The natural language search returns cases more on point and has one awesome feature: the most relevant text is in red type, set apart from the rest of the case. From the natural language search West is better able to determine what the legal researcher wants and shows it to him.
I spent almost 2 years of law school searching using terms and connectors because I thought the same thing as you do. But I recently converted when I realized West returns better results from their natural language search.
Are you able to compare, say, Wests results to those of a pure google text search on the keyword terms?
[ To do that you'd need some example of large legal texts fully online and thus indexed by google - I dont know if that exists ]
Its sometimes hard to discern the value of the tech versus the quality of the implementation + usability factors - but your observations are interesting. I wonder how search on medical information compares...
gord.
Is this something you'd enjoy hacking on?
There's a rule of thumb saying that your solution to a problem has to be 2 - 300% better than the existing state of the art for it to be adapted successfully without artificial help (marketing $, monopolies, etc.) and Google certainly lived up to that when it went live. It remains to be seen whether Wolfram Alpha will.
It'll probably be another case of Powerset or Cuil, lots of hype by the company in question that is impossible to live up to.
I tried out MS Live Search, thinking that a company with as much money to throw at things as Microsoft would probably be of similar quality to Google. I quickly got frustrated when most of the search results were nothing like what I was looking for. Meanwhile Google consistently gave exactly what I wanted near the top of their results page.
What I'm saying is that technology does matter.

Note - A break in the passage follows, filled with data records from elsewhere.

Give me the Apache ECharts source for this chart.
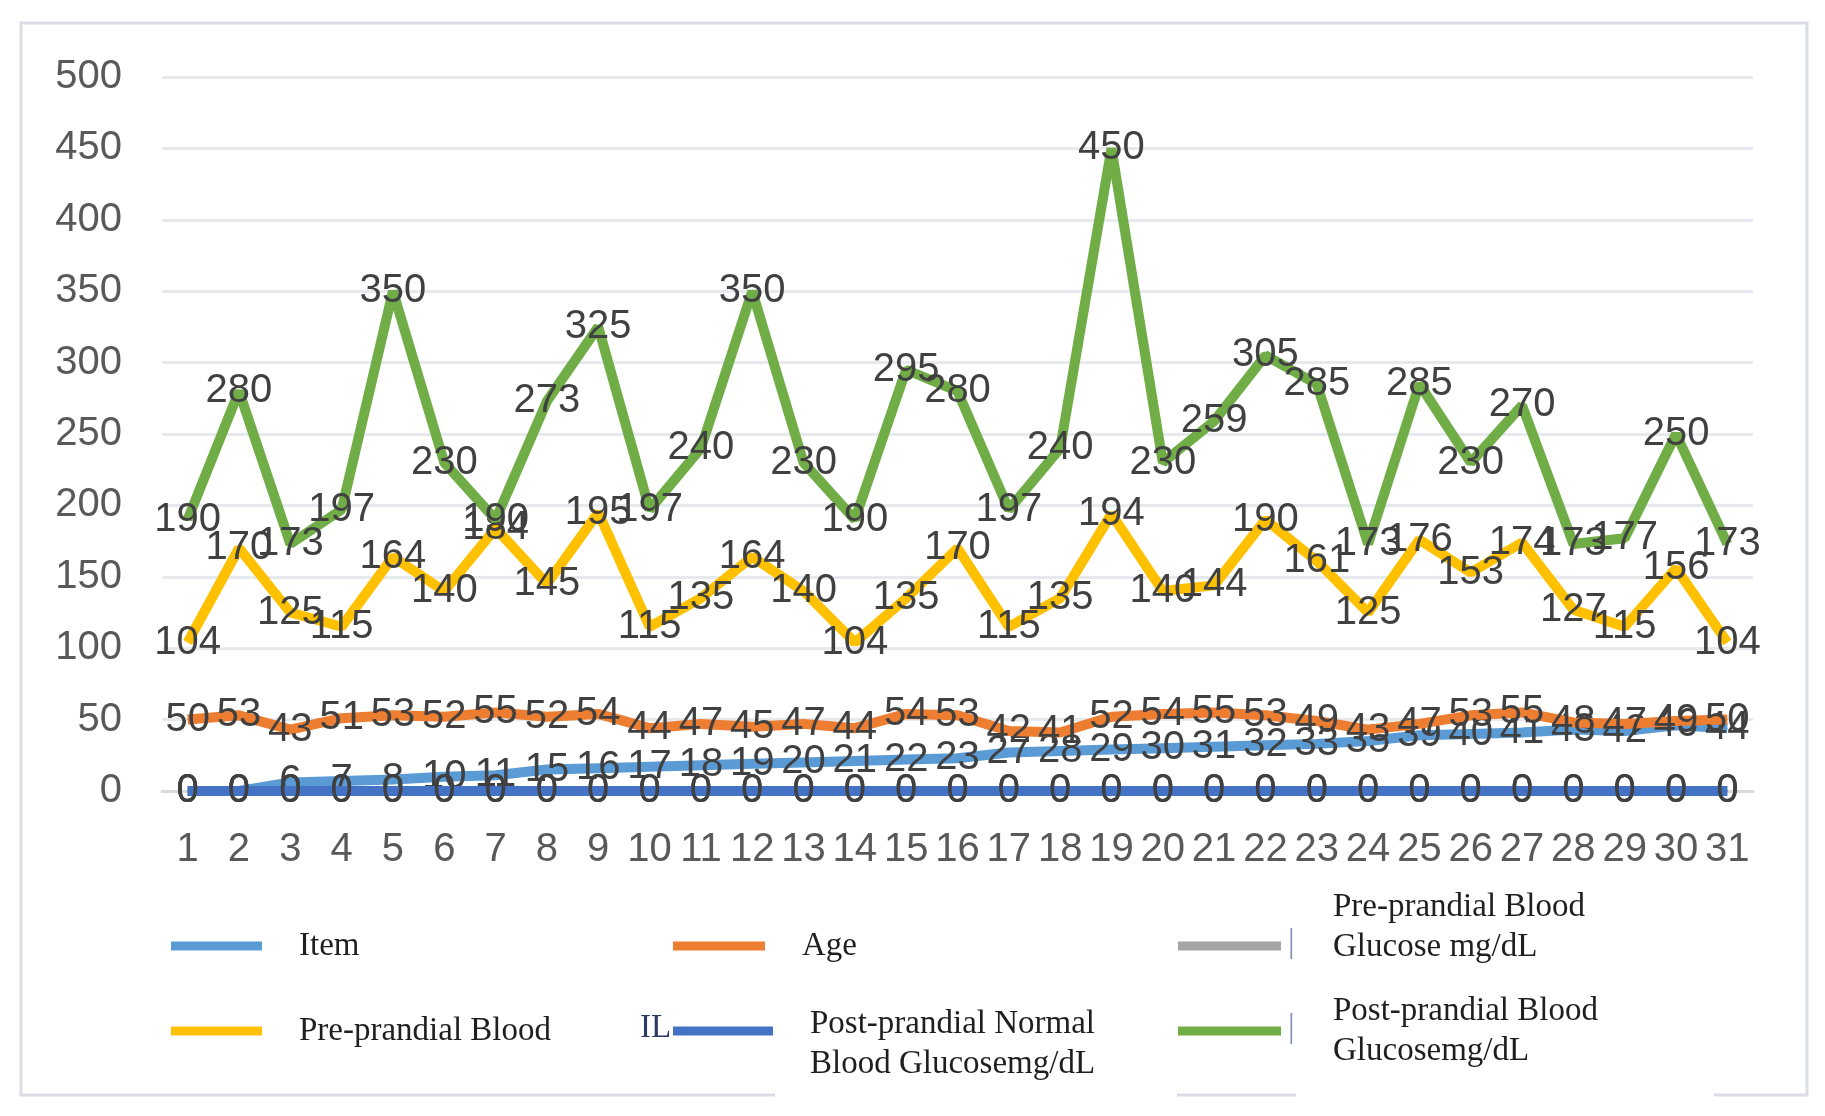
<!DOCTYPE html>
<html>
<head>
<meta charset="utf-8">
<script src="https://cdn.jsdelivr.net/npm/echarts@6/dist/echarts.min.js"></script>
<style>
html,body{margin:0;padding:0;background:#fff;}
#chart{width:1825px;height:1116px;}
</style>
</head>
<body>
<div id="chart"></div>
<script>
// ---- data ----
const categories = ['1','2','3','4','5','6','7','8','9','10','11','12','13','14','15','16','17','18','19','20','21','22','23','24','25','26','27','28','29','30','31'];
const yTicks = [0,50,100,150,200,250,300,350,400,450,500];
const itemValues = [0,0,6,7,8,10,11,15,16,17,18,19,20,21,22,23,27,28,29,30,31,32,33,35,39,40,41,43,42,46,44];
const ageValues = [50,53,43,51,53,52,55,52,54,44,47,45,47,44,54,53,42,41,52,54,55,53,49,43,47,53,55,48,47,49,50];
const prePrandialGlucose = [0,0,0,0,0,0,0,0,0,0,0,0,0,0,0,0,0,0,0,0,0,0,0,0,0,0,0,0,0,0,0];
const prePrandialBlood = [104,170,125,115,164,140,184,145,195,115,135,164,140,104,135,170,115,135,194,140,144,190,161,125,176,153,174,127,115,156,104];
const postNormalGlucose = [0,0,0,0,0,0,0,0,0,0,0,0,0,0,0,0,0,0,0,0,0,0,0,0,0,0,0,0,0,0,0];
const postPrandialGlucose = [190,280,173,197,350,230,190,273,325,197,240,350,230,190,295,280,197,240,450,230,259,305,285,173,285,230,270,173,177,250,173];

const seriesNames = ['Item','Age','Pre-prandial Blood Glucose mg/dL','Pre-prandial Blood','Post-prandial Normal Blood Glucosemg/dL','Post-prandial Blood Glucosemg/dL'];
const legendText = {
  'Item':'{t|Item}',
  'Age':'{t|Age}',
  'Pre-prandial Blood Glucose mg/dL':'{t|Pre-prandial Blood}\n{t|Glucose mg/dL}\n{e| }',
  'Pre-prandial Blood':'{t|Pre-prandial Blood}',
  'Post-prandial Normal Blood Glucosemg/dL':'{s| }\n{t|Post-prandial Normal}\n{t|Blood Glucosemg/dL}',
  'Post-prandial Blood Glucosemg/dL':'{t|Post-prandial Blood}\n{t|Glucosemg/dL}'
};
const seriesData = [itemValues, ageValues, prePrandialGlucose, prePrandialBlood, postNormalGlucose, postPrandialGlucose];
const colors = ['#5B9BD5','#ED7D31','#A5A5A5','#FFC000','#4472C4','#70AD47'];

const chart = echarts.init(document.getElementById('chart'));

const legendPos = [
  {left:171, top:926, w:91, gap:37},
  {left:673, top:926, w:92, gap:37},
  {left:1178, top:887, w:103, gap:52},
  {left:171, top:1011, w:91, gap:37},
  {left:673, top:978, w:100, gap:37},
  {left:1178, top:991, w:103, gap:52}
];

const legends = seriesNames.map((n,i)=>({
  data:[n],
  left:legendPos[i].left,
  top:legendPos[i].top,
  itemWidth:legendPos[i].w,
  itemHeight:9,
  itemGap:0,
  padding:0,
  icon:'rect',
  selectedMode:false,
  formatter:(name)=>legendText[name],
  textStyle:{
    fontFamily:'Liberation Serif',
    fontSize:33,
    lineHeight:40,
    color:'#1f1f1f',
    padding:[0,0,0,legendPos[i].gap-5],
    rich:{
      t:{fontFamily:'Liberation Serif', fontSize:33, lineHeight:40, color:'#1f1f1f'},
      e:{fontSize:10, lineHeight:38},
      s:{fontSize:10, lineHeight:26}
    }
  }
}));

const option = {
  backgroundColor:'#fff',
  animation:false,
  color:colors,
  grid:{left:162, right:72, top:77, bottom:325, containLabel:false},
  legend:legends,
  xAxis:{
    type:'category',
    data:categories,
    boundaryGap:true,
    axisLine:{show:true, lineStyle:{color:'#D9D9D9', width:3}},
    axisTick:{show:false},
    axisLabel:{fontFamily:'Liberation Sans', fontSize:40, color:'#595959', margin:39, interval:0}
  },
  yAxis:{
    type:'value',
    min:0, max:500, interval:50,
    axisLine:{show:false},
    axisTick:{show:false},
    splitLine:{lineStyle:{color:'#E6E9EE', width:3}},
    axisLabel:{fontFamily:'Liberation Sans', fontSize:40, color:'#595959', margin:40,
      formatter:(v)=> yTicks.indexOf(v) >= 0 ? String(v) : ''}
  },
  series: seriesNames.map((n,i)=>({
    name:n,
    type:'line',
    data:seriesData[i],
    symbol:'circle',
    symbolSize:1,
    showSymbol:true,
    itemStyle:{color:colors[i]},
    lineStyle:{width:10, color:colors[i]},
    z:2+i,
    label:{
      show:true,
      position:'inside',
      fontFamily:'Liberation Sans',
      fontSize:40,
      color:'#404040'
    }
  })),
  graphic:[
    {type:'rect', z:-10, shape:{x:21, y:23, width:1786, height:1072}, style:{fill:'none', stroke:'#DADEE4', lineWidth:3}},
    {type:'rect', z:100, shape:{x:775, y:1089, width:402, height:12}, style:{fill:'#fff'}},
    {type:'rect', z:100, shape:{x:1296, y:1089, width:418, height:12}, style:{fill:'#fff'}},
    {type:'text', z:101, left:640, top:1012, style:{text:'IL', font:'33px "Liberation Serif"', fill:'#2a3a60'}},
    {type:'text', z:101, left:1288, top:927, style:{text:'|', font:'33px "Liberation Serif"', fill:'#8090b0'}},
    {type:'text', z:101, left:1288, top:1012, style:{text:'|', font:'33px "Liberation Serif"', fill:'#8090b0'}}
  ]
};
chart.setOption(option);
</script>
</body>
</html>
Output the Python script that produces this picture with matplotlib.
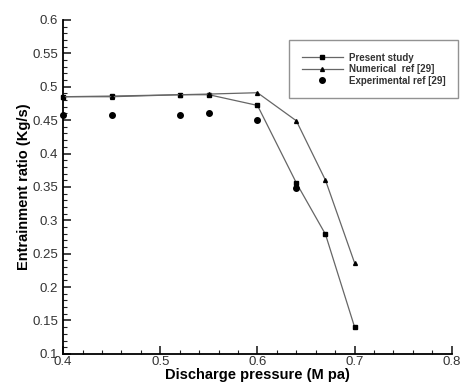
import matplotlib

matplotlib.use("Agg")
import matplotlib.pyplot as plt
from matplotlib.ticker import MultipleLocator

pressure = [0.40, 0.45, 0.52, 0.55, 0.60, 0.64, 0.67, 0.70]
present_study = [0.485, 0.486, 0.488, 0.488, 0.472, 0.356, 0.279, 0.140]
numerical_ref = [0.485, 0.485, 0.488, 0.489, 0.491, 0.449, 0.360, 0.236]
exp_pressure = [0.40, 0.45, 0.52, 0.55, 0.60, 0.64]
experimental_ref = [0.457, 0.457, 0.458, 0.460, 0.450, 0.348]

plt.rcParams["font.family"] = ["Liberation Sans", "DejaVu Sans"]

fig = plt.figure(figsize=(4.61, 3.83), dpi=100)
ax = fig.add_axes([0.137, 0.076, 0.843, 0.872])

ax.plot(pressure, present_study, color="#666666", lw=0.9, marker="s", ms=3,
        mfc="black", mec="black", label="Present study", clip_on=False)
ax.plot(pressure, numerical_ref, color="#666666", lw=0.9, marker="^", ms=2.8,
        mfc="black", mec="black", label="Numerical  ref [29]", clip_on=False)
ax.plot(exp_pressure, experimental_ref, ls="none", marker="o", ms=4,
        color="black", label="Experimental ref [29]", clip_on=False)

ax.set_xlim(0.4, 0.8)
ax.set_ylim(0.1, 0.6)
ax.xaxis.set_major_locator(MultipleLocator(0.1))
ax.xaxis.set_minor_locator(MultipleLocator(0.02))
ax.yaxis.set_major_locator(MultipleLocator(0.05))
ax.yaxis.set_minor_locator(MultipleLocator(0.01))
ax.xaxis.set_major_formatter(lambda v, p: f"{v:g}")
ax.yaxis.set_major_formatter(lambda v, p: f"{v:g}")
ax.tick_params(which="both", direction="in", labelsize=9.5, color="#222222",
               labelcolor="#333333")
ax.tick_params(which="major", length=6, width=1.2)
ax.tick_params(which="minor", length=3, width=0.8)
ax.tick_params(axis="x", pad=1.5)
ax.tick_params(axis="y", pad=3.5)
ax.spines["top"].set_visible(False)
ax.spines["right"].set_visible(False)
ax.spines["left"].set_linewidth(1.3)
ax.spines["bottom"].set_linewidth(1.3)

ax.set_xlabel("Discharge pressure (M pa)", fontsize=10.5, fontweight="bold", labelpad=0)
ax.set_ylabel("Entrainment ratio (Kg/s)", fontsize=10.5, fontweight="bold", labelpad=1)

leg = ax.legend(loc="upper right", bbox_to_anchor=(458 / 461, 1 - 40 / 383),
                bbox_transform=fig.transFigure, fontsize=7,
                frameon=True, fancybox=False, edgecolor="#777777",
                borderpad=1.3, handlelength=4.2, handletextpad=0.6,
                labelspacing=0.15, borderaxespad=0)
leg.get_frame().set_linewidth(1.0)
for t in leg.get_texts():
    t.set_fontweight("bold")
    t.set_color("#333333")

fig.savefig("out.png", dpi=100)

There are other brand-name titans in the world.
But you don't have to play within Googles rules.. theres lots of territory between text search [=cool] and Natural Language [=sucks, to a first order approximation].
For example, just treat data as a graph of tagged pieces of text.. and give a good web interface to that. Bypass all the RDF, semantic web hype and just make something workable, usable. A wiki for data.
anyone looking for a co-founder? Im working on this.